One result could be to raise further the perceived stakes in elections, which are close enough to apocalyptic as they are. Initiating a cycle of free and full prosecution of outgoing administrations could even incentivize more coup attempts by backing current officeholders into a corner in which the only way to avoid the blunt end of the law is to stay in power. Note, by contrast, how the constitutional remedy directly crafted to deal with official misconduct—impeachment—deftly avoids many of these dangers. 

This ties into a final point, among the most important: The law should abet civic peace. In fact, I’d put it more provocatively: Across a wide range of legal application, the unrealistic goal of perfect justice often needs to yield to the practical cause of civic peace. Few evils can match those of civil war, and if the law is to accomplish even its workaday goals, it must be accepted as legitimate by a broad public.

The Case for Prosecuting Donald Trump

I still believe all those things. But I believe other things too, and after the Jan. 6 hearings those have added more weight on the prosecution side of my scale. First, and most straightforward, the work of the January 6 committee has helped to make clear many facts relevant to whether to prosecute. These facts include Trump’s state of mind and state of knowledge regarding events at the Capitol and the efforts to derail the certification of electors, as well as the seriousness of those events. I’ve always accepted in principle that these might be enough to overcome a presumption against prosecution, but the committee’s output moved me along to where I was willing to say, “Yes, they do.”

Second, if you’re going to trade off the interests of thorough justice against those of civic peace, you need to actually get the civic peace. Approve or disapprove of the Nixon pardon, Nixon, having resigned, soon settled into a post-presidential career of benign elder statesman, a role seemingly meant to calm the storms of his tenure and help Americans forget what a divisive figure he had been.

In retrospect, I think I underrated how divisive and destructive of civic peace it can be to see criminal behavior prosper, above all when it strikes at the process of democratic succession itself. Letting a brazenly unrepentant elected official walk free after such conduct will only embolden more and worse behavior of the same kind.

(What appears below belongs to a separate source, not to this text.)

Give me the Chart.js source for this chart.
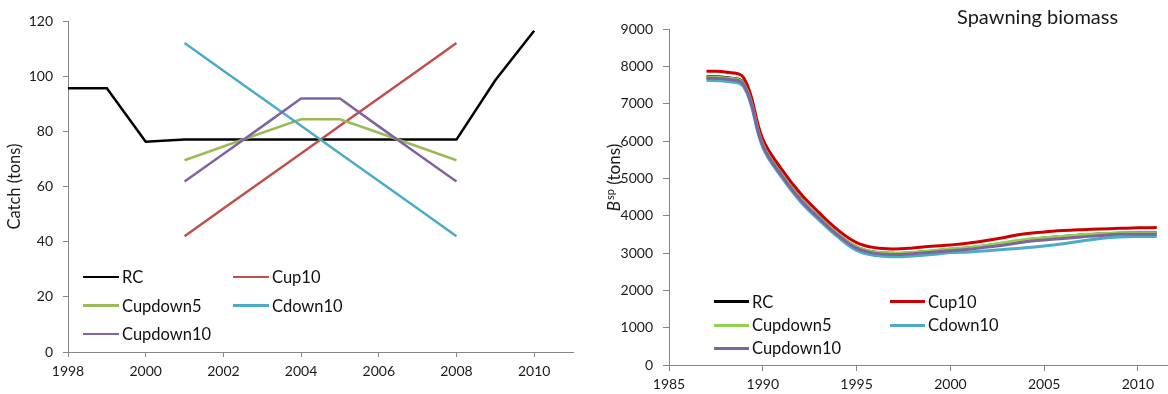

Of course, we are kidding ourselves if we think we can calculate all the repercussions of prosecuting Trump. At least two, however, should not influence any decision to prosecute. One is the prediction that prosecuting Trump and his close associates would propel him to a second term by enabling him to rally his supporters behind the narrative that they are the real victims—a narrative that, as political scientist and commentator Nicholas Grossman points out, members of Trump’s leadership team are certain to use anyway.

The other speculation that should not influence a decision to prosecute is that Trump-supporting mobs, militias or lone wolves might become violent if he is prosecuted. A threat is not an argument. The United States must not give in to threats—especially not of this sort.

I have also come to think that this is a moment in which America can no longer see itself as all that different from the rest of the world. We, too, are vulnerable to criminal conduct by a head of state in a form that we associate with unstable and vulnerable democracies—in this case, an attempt to stay in power despite losing the election. We cannot ignore that conduct, and we must deter it, even at the cost of new dangers.

That doesn’t mean falling into the populist practice of chanting, in an echo of the 2016 GOP conventioneers, “Lock him up.” It does mean being willing to accept that there is no longer good reason for prosecutors to give Donald Trump any benefit of the doubt they would not give, say, a former state official or private citizen. After that, we should be willing to see the law run its normal course.